What it is quietly bad at
It is confidently wrong, and that is the dangerous bit, because it is confidently wrong in exactly the same tone it is confidently right. It will invent a function that does not exist, a flag that was never added, an API that would be lovely if it were real. For anything I do not already know enough to check, I cannot trust it, which means its value is highest precisely where I need it least. That is an awkward shape for a tool.
me: does <library> have a built-in retry with backoff?
it: yes, use Client(retry=Retry(backoff=2.0))
me: *checks the docs* no it does not
It also flattens everything towards the median of its training data. Ask it for an opinion and you get the consensus opinion, sanded smooth. That is fine when you want the boring correct answer and quietly corrosive when you wanted to think.
The bit the discourse keeps missing
The interesting question is not whether it replaces engineers. It does not, not in any form I can see from here. The interesting question is which parts of the job were always tedium dressed up as skill, and how I feel about a tool that does them. Some of it I am happy to hand over. Some of it I am uneasy about handing over, because the tedium was also where I learned things, and a junior who never writes the boilerplate may never build the intuition that the boilerplate quietly taught.

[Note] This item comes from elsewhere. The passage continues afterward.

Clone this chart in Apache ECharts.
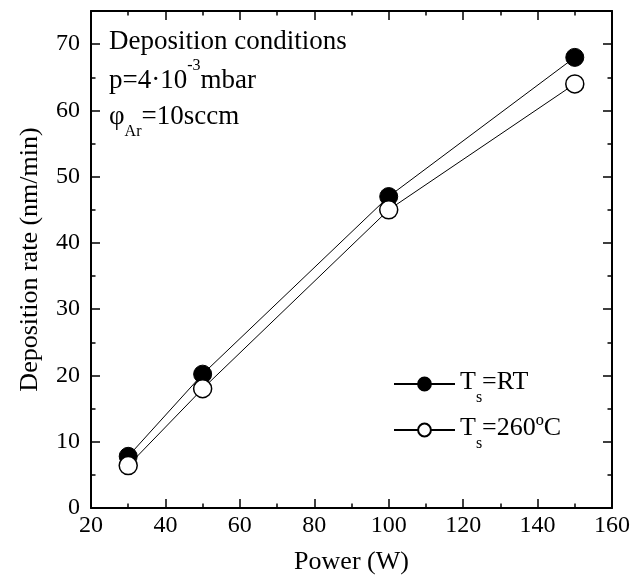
<!DOCTYPE html>
<html>
<head>
<meta charset="utf-8">
<script src="https://cdn.jsdelivr.net/npm/echarts@6/dist/echarts.min.js"></script>
<style>
html,body{margin:0;padding:0;background:#fff;}
#chart{width:633px;height:584px;}
</style>
</head>
<body>
<div id="chart"></div>
<script>
// ---- data ----
const power = [30, 50, 100, 150];
const rateRT = [7.8, 20.2, 47, 68];
const rate260 = [6.4, 18, 45, 64];
const seriesNames = ['T_s=RT', 'T_s=260ºC'];
const xTicks = [20, 40, 60, 80, 100, 120, 140, 160];
const yTicks = [0, 10, 20, 30, 40, 50, 60, 70];

const FONT = '"Liberation Serif", "DejaVu Serif", serif';
const chart = echarts.init(document.getElementById('chart'), null, {renderer: 'canvas'});

const xMin = xTicks[0], xMax = xTicks[xTicks.length - 1];
const yMin = yTicks[0], yMax = 75;

function xAx(pos, labels) {
  return {
    type: 'value', position: pos, min: xMin, max: xMax, interval: 20,
    axisLine: {show: true, onZero: false, lineStyle: {color: '#000', width: 2}},
    axisTick: {show: true, inside: true, length: 9, lineStyle: {color: '#000', width: 1.5}},
    minorTick: {show: true, splitNumber: 2, length: 4.5, lineStyle: {color: '#000', width: 1.5}},
    splitLine: {show: false},
    axisLabel: labels ? {show: true, color: '#000', fontFamily: FONT, fontSize: 24, margin: 6} : {show: false},
    name: labels ? 'Power (W)' : '',
    nameLocation: 'middle', nameGap: 41,
    nameTextStyle: {color: '#000', fontFamily: FONT, fontSize: 26}
  };
}
function yAx(pos, interval, major, labels) {
  return {
    type: 'value', position: pos, min: yMin, max: yMax, interval: interval,
    axisLine: {show: major, onZero: false, lineStyle: {color: '#000', width: 2}},
    axisTick: {show: true, inside: true, length: major ? 9 : 4.5, lineStyle: {color: '#000', width: 1.5}},
    splitLine: {show: false},
    axisLabel: labels ? {show: true, color: '#000', fontFamily: FONT, fontSize: 24, margin: 11,
      formatter: v => (yTicks.indexOf(v) >= 0 ? String(v) : '')} : {show: false},
    name: labels ? 'Deposition rate (nm/min)' : '',
    nameLocation: 'middle', nameGap: 48,
    nameTextStyle: {color: '#000', fontFamily: FONT, fontSize: 26}
  };
}

const legendRich = {
  t: {fontFamily: FONT, fontSize: 26, color: '#000', lineHeight: 30, verticalAlign: 'top'},
  s: {fontFamily: FONT, fontSize: 16, color: '#000', lineHeight: 16, padding: [21, 0, 0, 0], verticalAlign: 'top'}
};

const option = {
  backgroundColor: '#fff',
  animation: false,
  grid: {left: 91, right: 17, top: 11, bottom: 76, containLabel: false},
  xAxis: [xAx('bottom', true), xAx('top', false)],
  yAxis: [yAx('left', 10, true, true), yAx('left', 5, false, false), yAx('right', 10, true, false), yAx('right', 5, false, false)],
  legend: {
    orient: 'vertical', left: 388, top: 364, itemGap: 9,
    itemWidth: 61, itemHeight: 16,
    data: seriesNames,
    formatter: name => {
      const p = name.split('_');
      const rest = p[1].slice(1);
      return '{t|T}{s|s}{t|' + rest + '}';
    },
    textStyle: {rich: legendRich, padding: [0, 0, 0, 0]}
  },
  graphic: [
    {type: 'text', left: 109, top: 28, style: {text: 'Deposition conditions', font: '27px ' + FONT, fill: '#000'}},
    {type: 'text', left: 109, top: 58, style: {
      text: '{m|p=4·10}{u|-3}{m|mbar}',
      rich: {
        m: {fontFamily: FONT, fontSize: 27, fill: '#000', lineHeight: 36, verticalAlign: 'bottom'},
        u: {fontFamily: FONT, fontSize: 16, fill: '#000', lineHeight: 18, verticalAlign: 'top'}
      }}},
    {type: 'text', left: 109, top: 103, style: {
      text: '{m|φ}{s|Ar}{m|=10sccm}',
      rich: {
        m: {fontFamily: FONT, fontSize: 27, fill: '#000', lineHeight: 30, verticalAlign: 'top'},
        s: {fontFamily: FONT, fontSize: 16, fill: '#000', lineHeight: 16, padding: [21, 0, 0, 0], verticalAlign: 'top'}
      }}}
  ],
  series: [
    {
      name: seriesNames[0], type: 'line', xAxisIndex: 0, yAxisIndex: 0,
      data: power.map((x, i) => [x, rateRT[i]]),
      symbol: 'circle', symbolSize: 18,
      lineStyle: {color: '#000', width: 1},
      itemStyle: {color: '#000', borderColor: '#000', borderWidth: 1}
    },
    {
      name: seriesNames[1], type: 'line', xAxisIndex: 0, yAxisIndex: 0,
      data: power.map((x, i) => [x, rate260[i]]),
      symbol: 'circle', symbolSize: 18,
      lineStyle: {color: '#000', width: 1},
      itemStyle: {color: '#fff', borderColor: '#000', borderWidth: 1.5}
    }
  ]
};
chart.setOption(option);
</script>
</body>
</html>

So my honest position, against the grain of every feed I read today: it is a real tool, it is genuinely useful for a real slice of my work, it is dangerous exactly where it is most confident, and the hype and the backlash are both performances. I am going to keep using it for the boring parts, keep checking everything it tells me, and try very hard not to outsource the bits of the job that were actually the job. Ask me again in a year. The only thing I am sure of is that the people loudest about it today, in both directions, will be quietly wrong.